━━ MATERIAL

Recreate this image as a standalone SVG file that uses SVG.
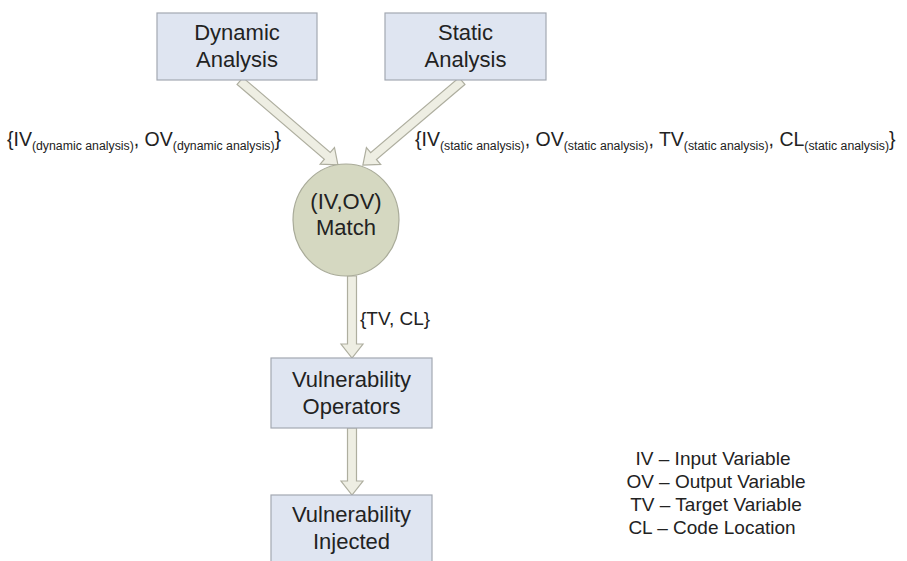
<svg xmlns="http://www.w3.org/2000/svg" width="907" height="561" viewBox="0 0 907 561">
<style>
.box{fill:#dfe5f1;stroke:#a3a8b2;stroke-width:1.2}
.circ{fill:#d5d8c1;stroke:#a9ab99;stroke-width:1.2}
.arr{fill:#eeeee3;stroke:#aeae9f;stroke-width:1.2;stroke-linejoin:miter}
.t{font-family:"Liberation Sans",Arial,sans-serif;fill:#222;}
.nt{font-size:22px;text-anchor:middle}
.lb{font-size:19.5px}
.sub{font-size:12.3px}
.lg{font-size:19px;text-anchor:middle}
</style>
<rect width="907" height="561" fill="#fff"/>
<g id="connectors">
  <path class="arr" transform="translate(240,81) rotate(40.6)" d="M0,-4.5 L115,-4.5 L115,-11 L129,0 L115,11 L115,4.5 L0,4.5 Z"/>
  <path class="arr" transform="translate(462,81) rotate(139.7)" d="M0,-4.5 L116,-4.5 L116,-11 L130,0 L116,11 L116,4.5 L0,4.5 Z"/>
  <path class="arr" transform="translate(352,276) rotate(90)" d="M0,-4.5 L68,-4.5 L68,-11 L82,0 L68,11 L68,4.5 L0,4.5 Z"/>
  <path class="arr" transform="translate(352,428) rotate(90)" d="M0,-4.5 L53,-4.5 L53,-11 L67,0 L53,11 L53,4.5 L0,4.5 Z"/>
  <text class="t lb" x="7" y="146">{IV<tspan class="sub" dy="4">(dynamic analysis)</tspan><tspan dy="-4">, OV</tspan><tspan class="sub" dy="4">(dynamic analysis)</tspan><tspan dy="-4">}</tspan></text>
  <text class="t lb" x="415" y="146">{IV<tspan class="sub" dy="4">(static analysis)</tspan><tspan dy="-4">, OV</tspan><tspan class="sub" dy="4">(static analysis)</tspan><tspan dy="-4">, TV</tspan><tspan class="sub" dy="4">(static analysis)</tspan><tspan dy="-4">, CL</tspan><tspan class="sub" dy="4">(static analysis)</tspan><tspan dy="-4">}</tspan></text>
  <text class="t" x="360" y="325" font-size="19">{TV, CL}</text>
</g>
<g id="dynamic">
  <rect class="box" x="157" y="13" width="160" height="67"/>
  <text class="t nt" x="237" y="40">Dynamic</text>
  <text class="t nt" x="237" y="67">Analysis</text>
</g>
<g id="static">
  <rect class="box" x="385" y="13" width="161" height="67"/>
  <text class="t nt" x="465.5" y="40">Static</text>
  <text class="t nt" x="465.5" y="67">Analysis</text>
</g>
<g id="match">
  <ellipse class="circ" cx="346" cy="220" rx="53" ry="56"/>
  <text class="t nt" x="346" y="209">(IV,OV)</text>
  <text class="t nt" x="346" y="235">Match</text>
</g>
<g id="operators">
  <rect class="box" x="271" y="358" width="161" height="70"/>
  <text class="t nt" x="351.5" y="387">Vulnerability</text>
  <text class="t nt" x="351.5" y="414">Operators</text>
</g>
<g id="injected">
  <rect class="box" x="271" y="495" width="161" height="75"/>
  <text class="t nt" x="351.5" y="522">Vulnerability</text>
  <text class="t nt" x="351.5" y="549">Injected</text>
</g>
<g id="legend">
  <text class="t lg" x="713" y="465">IV – Input Variable</text>
  <text class="t lg" x="716" y="488">OV – Output Variable</text>
  <text class="t lg" x="716" y="511">TV – Target Variable</text>
  <text class="t lg" x="712" y="534">CL – Code Location</text>
</g>
</svg>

━━━━

Retype the whole listing, keeping every line identical and omitting all pictures.

Recreate this image as a standalone SVG file that uses SVG.
<svg xmlns="http://www.w3.org/2000/svg" width="907" height="561" viewBox="0 0 907 561">
<style>
.box{fill:#dfe5f1;stroke:#a3a8b2;stroke-width:1.2}
.circ{fill:#d5d8c1;stroke:#a9ab99;stroke-width:1.2}
.arr{fill:#eeeee3;stroke:#aeae9f;stroke-width:1.2;stroke-linejoin:miter}
.t{font-family:"Liberation Sans",Arial,sans-serif;fill:#222;}
.nt{font-size:22px;text-anchor:middle}
.lb{font-size:19.5px}
.sub{font-size:12.3px}
.lg{font-size:19px;text-anchor:middle}
</style>
<rect width="907" height="561" fill="#fff"/>
<g id="connectors">
  <path class="arr" transform="translate(240,81) rotate(40.6)" d="M0,-4.5 L115,-4.5 L115,-11 L129,0 L115,11 L115,4.5 L0,4.5 Z"/>
  <path class="arr" transform="translate(462,81) rotate(139.7)" d="M0,-4.5 L116,-4.5 L116,-11 L130,0 L116,11 L116,4.5 L0,4.5 Z"/>
  <path class="arr" transform="translate(352,276) rotate(90)" d="M0,-4.5 L68,-4.5 L68,-11 L82,0 L68,11 L68,4.5 L0,4.5 Z"/>
  <path class="arr" transform="translate(352,428) rotate(90)" d="M0,-4.5 L53,-4.5 L53,-11 L67,0 L53,11 L53,4.5 L0,4.5 Z"/>
  <text class="t lb" x="7" y="146">{IV<tspan class="sub" dy="4">(dynamic analysis)</tspan><tspan dy="-4">, OV</tspan><tspan class="sub" dy="4">(dynamic analysis)</tspan><tspan dy="-4">}</tspan></text>
  <text class="t lb" x="415" y="146">{IV<tspan class="sub" dy="4">(static analysis)</tspan><tspan dy="-4">, OV</tspan><tspan class="sub" dy="4">(static analysis)</tspan><tspan dy="-4">, TV</tspan><tspan class="sub" dy="4">(static analysis)</tspan><tspan dy="-4">, CL</tspan><tspan class="sub" dy="4">(static analysis)</tspan><tspan dy="-4">}</tspan></text>
  <text class="t" x="360" y="325" font-size="19">{TV, CL}</text>
</g>
<g id="dynamic">
  <rect class="box" x="157" y="13" width="160" height="67"/>
  <text class="t nt" x="237" y="40">Dynamic</text>
  <text class="t nt" x="237" y="67">Analysis</text>
</g>
<g id="static">
  <rect class="box" x="385" y="13" width="161" height="67"/>
  <text class="t nt" x="465.5" y="40">Static</text>
  <text class="t nt" x="465.5" y="67">Analysis</text>
</g>
<g id="match">
  <ellipse class="circ" cx="346" cy="220" rx="53" ry="56"/>
  <text class="t nt" x="346" y="209">(IV,OV)</text>
  <text class="t nt" x="346" y="235">Match</text>
</g>
<g id="operators">
  <rect class="box" x="271" y="358" width="161" height="70"/>
  <text class="t nt" x="351.5" y="387">Vulnerability</text>
  <text class="t nt" x="351.5" y="414">Operators</text>
</g>
<g id="injected">
  <rect class="box" x="271" y="495" width="161" height="75"/>
  <text class="t nt" x="351.5" y="522">Vulnerability</text>
  <text class="t nt" x="351.5" y="549">Injected</text>
</g>
<g id="legend">
  <text class="t lg" x="713" y="465">IV – Input Variable</text>
  <text class="t lg" x="716" y="488">OV – Output Variable</text>
  <text class="t lg" x="716" y="511">TV – Target Variable</text>
  <text class="t lg" x="712" y="534">CL – Code Location</text>
</g>
</svg>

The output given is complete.